On passe à table : samboussas faits par Rukhshona, salade de tomates
et de concombres, plov (le meilleur que j’ai mangé jusque là, et pas
dégoulinant d’huile pour une fois) à la manière semi-tajike, c’est à dire qu’il
y’a une grande assiette de plov au milieu de la table et chacun mange à partir
de cette assiette. Pourquoi semi ? Parce qu’on a quand même une cuillère,
alors que la véritable manière de manger le plov, c’est avec les mains. Au
dessert, un bon gâteau et les chocolats qu’on lui a offerts, et beaucoup,
beaucoup de thé !
Je refais connaissance avec la télé, puisque Rukhshona a le satellite. Elle
me met gentiment les chaînes françaises qu’elle trouve, c’est-à-dire Arte (un
super documentaire sur l’histoire de l’escrime et les célèbres matchs
France/Italie au cours de l’histoire) et Europe 2, et MTV Russe aussi. Sur la
première, c’est Diams, Nadiya, Justin Timberlake et consorts, sur l’autre, ce
sont les équivalents russes.
Sinon on papote (enfin ELLES papotent et moi j’écoute, avec la traduction
parfois de Rukhshona ou Roxana) et Mamamachin nous parle de son frère qui a
l’air d’être original et créatif (au grand dam de ses parents d’ailleurs…). A
chaque fois qu’il se lance dans un programme de rénovation de la maison, il
invente de nouveaux systèmes… Il a par exemple changé la porte des toilettes
qui ne s’ouvre plus normalement mais qui apparemment est en deux parties, ce
qui a grandement perturbé la grand-mère qui croyait que la porte était cassée…

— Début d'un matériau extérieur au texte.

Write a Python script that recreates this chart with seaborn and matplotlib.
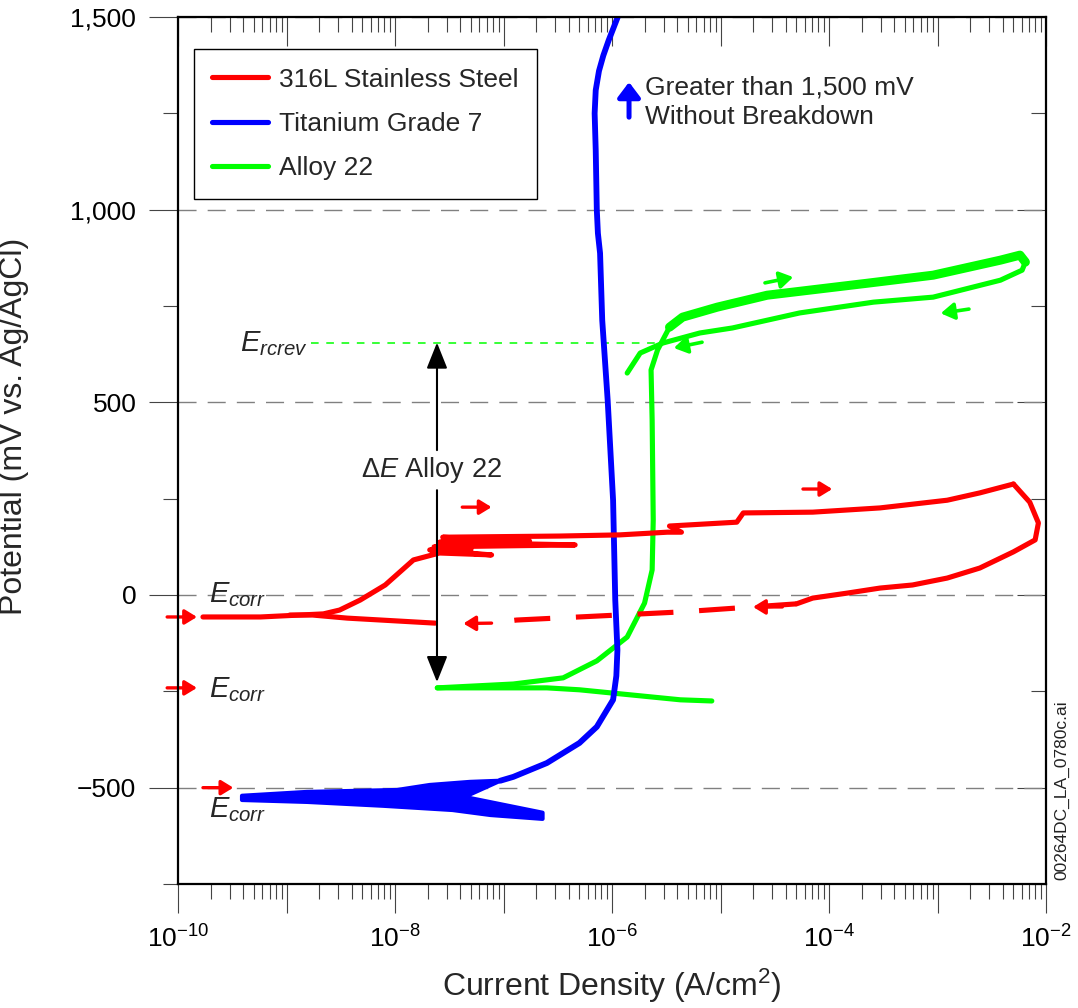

Aussi, il a changé la porte d’une armoire de manière à ce qu’elle coulisse vers
le haut, sauf que la mère est trop petite pour l’atteindre une fois que c’est
ouvert. Il a également arraché les antiques radiateurs fixés au mur (et qui ne
fonctionnent plus depuis la chute de l’URSS) pour en faire un escalier design
qui mène au jardin…
Vers 20h, c’est l’heure de rentrer. Un ami de la famille propose de nous
ramener. Nous = Mamatruc, moi et le frère de Rukhshona qui me raccompagne pour
être sur que tout va bien. On dépose Mamachose assez rapidement, reste le frère
de Rukhshona (dont je n’ai pas retenu le nom une fois de plus) et moi. La
voiture est plutôt vieille, il n’y a toujours pas de ceintures de sécurité et
en plus notre chauffeur a des problèmes cardiaques… Sisi, il s’arrête plusieurs
fois sur le bord de la route et sort prendre l’air. La première fois, sous mon
air interrogateur (non parce qu’on aurait dit qu’il attendait quelqu’un…) il
m’a montré son cœur tout en respirant profondément…
Moyennement rassurant tout ça : si on ne meurt pas d’un accident de
voiture parce qu’un idiot (ou nous, d’ailleurs !) aura grillé le feu rouge
ou parce que la voiture de devant aura freiné brusquement, c’est notre
chauffeur qui va nous faire une crise cardiaque et nous précipiter dans un
fossé…
Bien sur, en sortant du taxi, il propose que nous allions faire quelques
pas. Bah, c’est le frère de Rukhshona, il doit être mieux élevé que ces brutes
tadjikes, non ? Non… Enfin si, quand même. On veut pour aller se balader
derrière la statue Somoni, mais un gentil policier pas très aimable nous dit
que c’est « zakrit » (= fermé). Alors on se rabat sur le parc Lénine
qui est désert, super sombre et qui a environ 4 bancs, tous au même endroit. On
commence à parler de tout et de rien, en tout cas pas de grand chose car son
vocabulaire en anglais est très limité et mon vocabulaire russe est guère plus
fourni… Et puis vient la fameuse question, celle que j’attendais depuis la
seconde où nous nous sommes assis sur ce banc : est ce que j’ai un
copain ? Oui, oui, et c’est reparti pour l’histoire habituelle du copain,
avec quelques variantes (ça évolue selon mon humeur, mon interlocuteur et mes
progrès en russe…). Je suis finalement délivrée lorsque Rukhshona et sa mère
l’appellent pour la 10e fois pour savoir où il est et pourquoi je ne
réponds pas au téléphone de chez moi…
D’ailleurs, à peine rentrée, le téléphone sonne. Je m’attends à entendre
Rukhshona, mais non, c’est ma maman qui voulait prendre de mes nouvelles…
Rukhshona téléphonera quelques minutes après que j’ai raccroché avec ma moman.